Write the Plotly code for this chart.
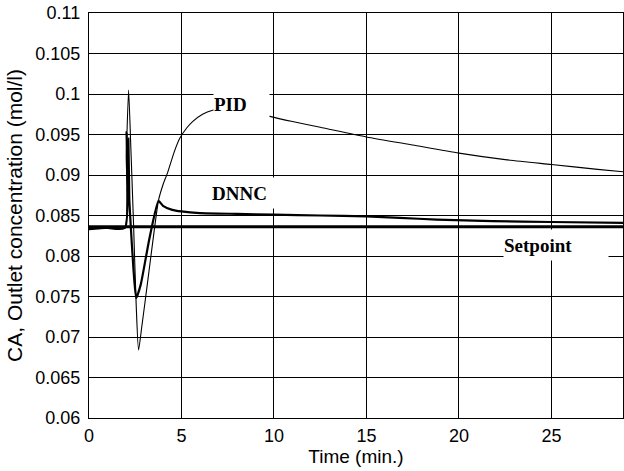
import plotly.graph_objects as go

# ---- data ----
time_pid = [0.0, 1.0, 1.92, 2.02, 2.14, 2.26, 2.40, 2.55, 2.68, 2.85, 3.17, 3.45, 3.76,
            4.00, 4.25, 4.60, 4.90, 5.28, 5.60, 6.14, 6.68, 7.5, 8.5, 9.66,
            11.0, 12.5, 15.0, 17.5, 20.0, 22.5, 25.0, 27.5, 28.9]
ca_pid = [0.0834, 0.0834, 0.0834, 0.0925, 0.1005, 0.0935, 0.0845, 0.0740, 0.0684, 0.0712, 0.0768, 0.0818, 0.0869,
          0.0888, 0.0903, 0.0928, 0.0945, 0.0958, 0.0966, 0.0975, 0.0980, 0.0983, 0.0980, 0.0973,
          0.0966, 0.0959, 0.0947, 0.0937, 0.0927, 0.0919, 0.0913, 0.0907, 0.0904]

time_dnnc = [0.0, 0.5, 1.0, 1.95, 2.03, 2.08, 2.13, 2.18, 2.25, 2.40, 2.55, 2.80, 3.27, 3.76,
             4.0, 4.5, 5.0, 6.0, 8.0, 10.0, 12.5, 15.0, 16.8, 18.8, 21.8, 25.0, 28.9]
ca_dnnc = [0.0833, 0.0834, 0.0835, 0.0835, 0.0953, 0.0880, 0.0945, 0.0870, 0.0840, 0.0785, 0.0748, 0.0765, 0.0822, 0.0868,
           0.0862, 0.0857, 0.0855, 0.0853, 0.0852, 0.0851, 0.0850, 0.0849, 0.0847, 0.0845, 0.0843, 0.0842, 0.0841]

time_sp = [0.0, 28.9]
ca_sp = [0.0836, 0.0836]

x_ticks = [0, 5, 10, 15, 20, 25]
y_ticks = [0.06, 0.065, 0.07, 0.075, 0.08, 0.085, 0.09, 0.095, 0.1, 0.105, 0.11]
y_tick_labels = ["0.06", "0.065", "0.07", "0.075", "0.08", "0.085", "0.09", "0.095", "0.1", "0.105", "0.11"]

fig = go.Figure()
fig.add_trace(go.Scatter(x=time_sp, y=ca_sp, mode="lines", name="Setpoint",
                         line=dict(color="black", width=3)))
fig.add_trace(go.Scatter(x=time_pid, y=ca_pid, mode="lines", name="PID",
                         line=dict(color="black", width=1.1, shape="spline", smoothing=0.6)))
fig.add_trace(go.Scatter(x=time_dnnc, y=ca_dnnc, mode="lines", name="DNNC",
                         line=dict(color="black", width=2.2, shape="spline", smoothing=0.5)))

lab_font = dict(family="Liberation Serif, Times New Roman, serif", size=19, color="black")
fig.add_annotation(x=6.68, y=0.0988, xref="x", yref="y", text="<b>PID</b>", showarrow=False,
                   xanchor="left", yanchor="middle", align="left", width=55, height=28,
                   bgcolor="white", borderpad=0, font=lab_font)
fig.add_annotation(x=6.57, y=0.0878, xref="x", yref="y", text="<b>DNNC</b>", showarrow=False,
                   xanchor="left", yanchor="middle", align="left", width=67, height=30,
                   bgcolor="white", borderpad=0, font=lab_font)
fig.add_annotation(x=22.38, y=0.08136, xref="x", yref="y", text="<b>Setpoint</b>", showarrow=False,
                   xanchor="left", yanchor="middle", align="left", width=104, height=30,
                   bgcolor="white", borderpad=0, font=lab_font)

axis_font = dict(family="Liberation Sans, Arial, sans-serif", size=18, color="black")
xtitle_font = dict(family="Liberation Sans, Arial, sans-serif", size=19, color="black")
ytitle_font = dict(family="Liberation Sans, Arial, sans-serif", size=21, color="black")
fig.update_layout(
    width=624, height=471,
    margin=dict(l=89, r=1, t=13, b=53),
    paper_bgcolor="white", plot_bgcolor="white",
    showlegend=False,
    font=axis_font,
)
fig.update_xaxes(range=[0, 28.87], tickvals=x_ticks, showgrid=True, gridcolor="black", gridwidth=1.2,
                 zeroline=False, showline=True, linecolor="black", linewidth=1.2, mirror=True,
                 ticks="outside", ticklen=1, tickcolor="rgba(0,0,0,0)", tickfont=axis_font,
                 title=dict(text="Time (min.)", font=xtitle_font, standoff=0))
fig.update_yaxes(range=[0.06, 0.11], tickvals=y_ticks, ticktext=y_tick_labels, showgrid=True,
                 gridcolor="black", gridwidth=1.2,
                 zeroline=False, showline=True, linecolor="black", linewidth=1.2, mirror=True,
                 ticks="outside", ticklen=4, tickcolor="rgba(0,0,0,0)", tickfont=axis_font,
                 title=dict(text="CA, Outlet concentration (mol/l)", font=ytitle_font, standoff=6))

fig.write_html("out.html")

Instruction - Take the material above from its first line through the line holding "0.0913, 0.0907, 0.0904]" and set it down exactly, without the pictures.

Task response -
Write the Plotly code for this chart.
import plotly.graph_objects as go

# ---- data ----
time_pid = [0.0, 1.0, 1.92, 2.02, 2.14, 2.26, 2.40, 2.55, 2.68, 2.85, 3.17, 3.45, 3.76,
            4.00, 4.25, 4.60, 4.90, 5.28, 5.60, 6.14, 6.68, 7.5, 8.5, 9.66,
            11.0, 12.5, 15.0, 17.5, 20.0, 22.5, 25.0, 27.5, 28.9]
ca_pid = [0.0834, 0.0834, 0.0834, 0.0925, 0.1005, 0.0935, 0.0845, 0.0740, 0.0684, 0.0712, 0.0768, 0.0818, 0.0869,
          0.0888, 0.0903, 0.0928, 0.0945, 0.0958, 0.0966, 0.0975, 0.0980, 0.0983, 0.0980, 0.0973,
          0.0966, 0.0959, 0.0947, 0.0937, 0.0927, 0.0919, 0.0913, 0.0907, 0.0904]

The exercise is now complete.